Caroline Derpienski miała odmówić udział w "Królowej przetrwania", a ponadto publicznie zdyskredytować program i biorące w nim udział celebrytki. - Te sławy pewnie nawet mocz wypiją podczas zadań w dżungli - grzmiała w rozmowie z Pudelkiem. Aneta Glam odniosła się do słów młodszej koleżanki, twierdząc, że ta po prostu bała się konfrontacji z nią w show. - Ona mówi, że nie chciała tam pojechać, bo byłoby to dla niej poniżenie. Myślę, że nie chciała tam pojechać, bo dowiedziała się, że ja tam będę i ja bym tam ją po prostu zmiażdżyła. Ona by ze mną nie przetrwała w dżungli dwóch godzin - powiedziała rozbawiona Aneta Glam.

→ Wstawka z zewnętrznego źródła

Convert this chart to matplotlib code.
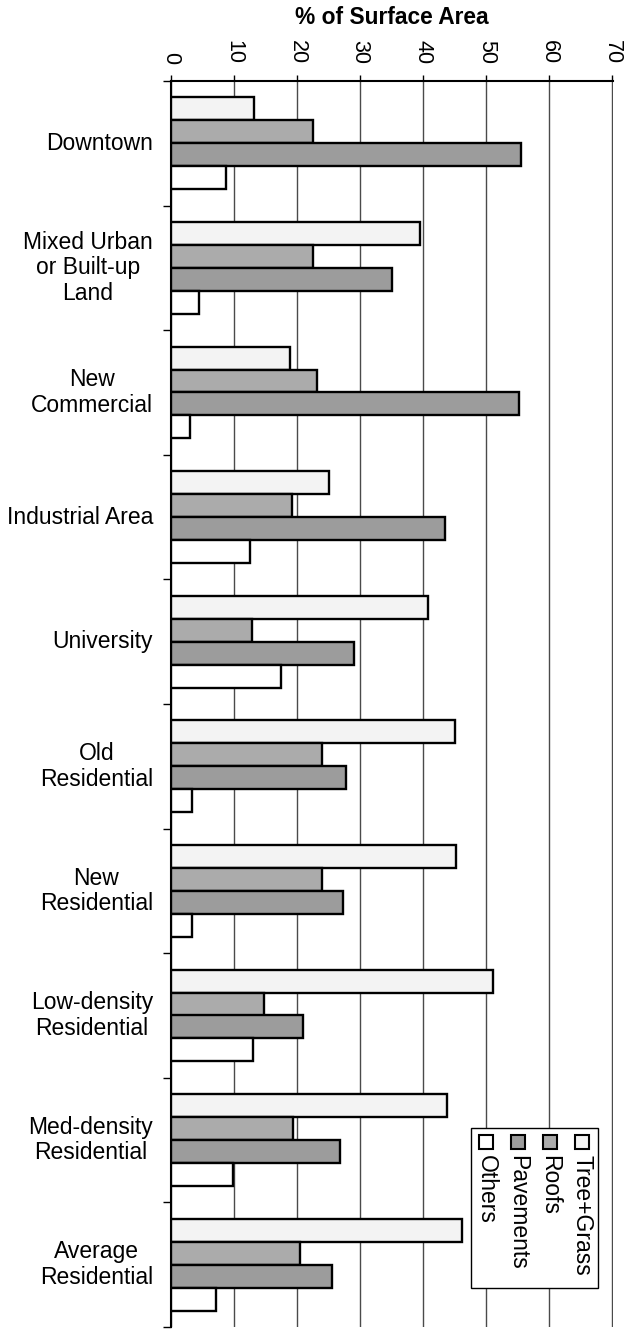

Przypominamy, że Derpienski w rozmowie z Pudelkiem przyznała, że dostała propozycję wzięcia udziału w show, jednak odmówiła, oceniając je jako... kompromitację. - Od miesięcy dostawałam propozycje udziału w tym programie, ale nie czułabym się "dollarsowo". Dżungla to nie moja bajka. (...) Bycie aktualnie w dżungli na nagrywkach tego programu, patrząc przede wszystkim na uczestników, to byłaby zupełna kompromitacja - mówiła. Caroline wbiła przy okazji szpilę produkcji programu, oceniając, że chciano ją podpuścić. - Mam ogromny szacunek do produkcji, ale muszę to powiedzieć - chciano mnie wrzucić na minę. Bez mojej wiedzy zorganizować spotkanie i surwiwal razem z "babcią A."! Totalne upodlenie, kompromitacja i jeszcze Janoszek na głowie - grzmiała celebrytka. Przypominamy, że pierwsze dwa odcinki nowego programu z udziałem Anety Glam będzie można obejrzeć na Playerze 27 grudnia.